L'analisi

Il grigio profondo della politica ridotta a gestione

Michele De Feudis

Lungi minimizzare il ruolo dell’impegno civico e dell’associazionismo virtuoso, ma è un dato di fatto che le inchieste giudiziarie che hanno colpito l’area vicina ad Alfonsino Pisicchio (Senso civico), Anita Maurodinoia (Sud al centro) e Alessandro Delli Noci (Lista Con), hanno come filo rosso la comune appartenenza a movimenti lontani dai partiti tradizionali

Quella a cui assistiamo in questi giorni è la crisi della politica post-ideologica pugliese: il cantiere allestito dal governatore Michele Emiliano, saldando un centrosinistra dai confini variabili con il civismo più variopinto, è ammaccato ancora una volta da una inchiesta giudiziaria. E sempre guai legati al lavoro degli inquirenti colpiscono anche amministrazioni di stampo civico come quella di Molfetta. È tempo di soffermarsi su questa degenerazione della politica (che non ha nemmeno lontanamente il fascino d’antan di personaggi alla Franco Evangelisti del Divo di Paolo Sorrentino, l’icona del cult «A Fra’, che te serve?»), in una stagione nella quale scandali e malcostume contribuiscono ad allargare il solco tra istituzioni e cittadini, con un astensionismo galoppante (emerge anche dai numeri del disinteresse per i referendum su lavoro e cittadinanza).
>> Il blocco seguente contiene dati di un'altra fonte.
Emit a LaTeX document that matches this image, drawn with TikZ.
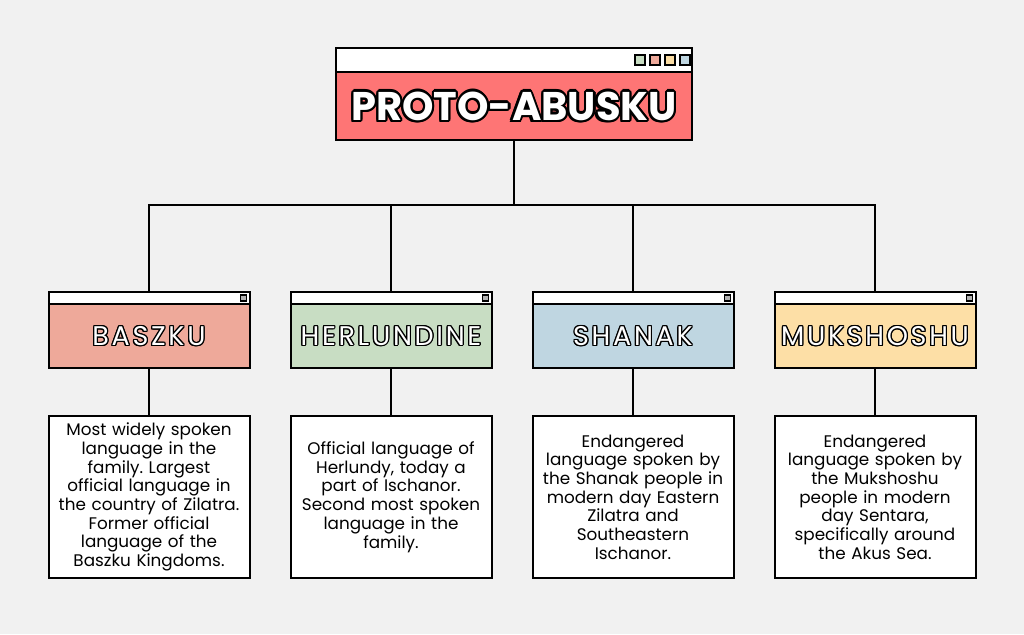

Lungi da noi minimizzare il ruolo dell’impegno civico e dell’associazionismo virtuoso, ma è un dato di fatto che le inchieste giudiziarie che hanno colpito l’area vicina ad Alfonsino Pisicchio (Senso civico), Anita Maurodinoia (Sud al centro) e Alessandro Delli Noci (Lista Con), hanno come filo rosso la comune appartenenza a movimenti lontani dai partiti tradizionali in nome di un presunto localismo rivendicazionista.

L’evoluzione avvenuta dagli anni Ottanta dai partiti ideologici, ai partiti di programma (da cui sono nate alleanze fuori dagli schemi come la «Coalizione dei pugliesi» di Emiliano), in questa Regione, stando alle cronache, ora rivela una preoccupante evoluzione nelle dinamiche «gestionali», nelle quali la bussola non è più il «progetto», ma la rincorsa sic et simpliciter del consenso elettorale, rendendo sgrammaticata e insopportabilmente ancillare la postura della politica verso i clientes (al di là di quello che accerterà la magistratura). E non è nemmeno il caso di evocare «edonismo reganiano», o le scomuniche di Roberto Saviano verso il civismo, per cercare di nobilitare pratiche ascrivibili solo alle dinamiche dei «comitati d’affari».

Venute meno le Weltanschauung, le grandi visioni, gli orizzonti si sono ristretti ed emerge, la spregiudicatezza di imprenditori a caccia di prebende pubbliche e l’arrendevolezza di politici troppo leggeri nel difendere l’autonomia dello spazio amministrativo.

Tutta colpa della debolezza dei partiti tradizionali? Quella delle organizzazioni ridimensionate da «Mani pulite» è solo una parte del racconto a cui assistiamo in questi giorni, la prima faccia della medaglia. I partiti hanno affievolito il perimetro ideologico, asciugato gli apparati, e in molte formule amministrative finiscono ostaggio dei magheggi elettorali dei signori dei «pacchetti di voti». L’altra faccia è invece la smemoratezza della società civile. Nella stessa terra che ha dato vita alla «Primavera pugliese» e alla cittadinanza attiva come motore di rinnovamento delle classi dirigenti, si è completamente persa l’eredità dell’«Homo civicus» teorizzato da Franco Cassano, la cui lezione è stata in parte tradita (prevale, diceva il sociologo, il «senso cinico»). E appare rumoroso il silenzio di intellettuali e animatori di circoli d’opinione.

La degenerazione della «politica ancillare» rispetto ai micropoteri economici o imprenditoriali, senza più stile, priva di elaborazioni culturali profonde, finisce per determinare la sovrapposizione delle pagine di giudiziaria a quelle di cronaca dei Palazzi, confermando che, al di là della credibilità dei partiti messa a rischio da questi fenomeni di malcostume, siano proprio i «beni comuni», i valori immateriali che governano le comunità sane, le prime vittime di questa perdita di senso. E con le regionali pugliesi alle porte, è tempo di ricercare ragioni profonde per schierarsi, dividersi e immaginare un futuro meridiano, liberandosi da questa cappa di indistinto, ovvero il grigio profondo della politica solo gestionale.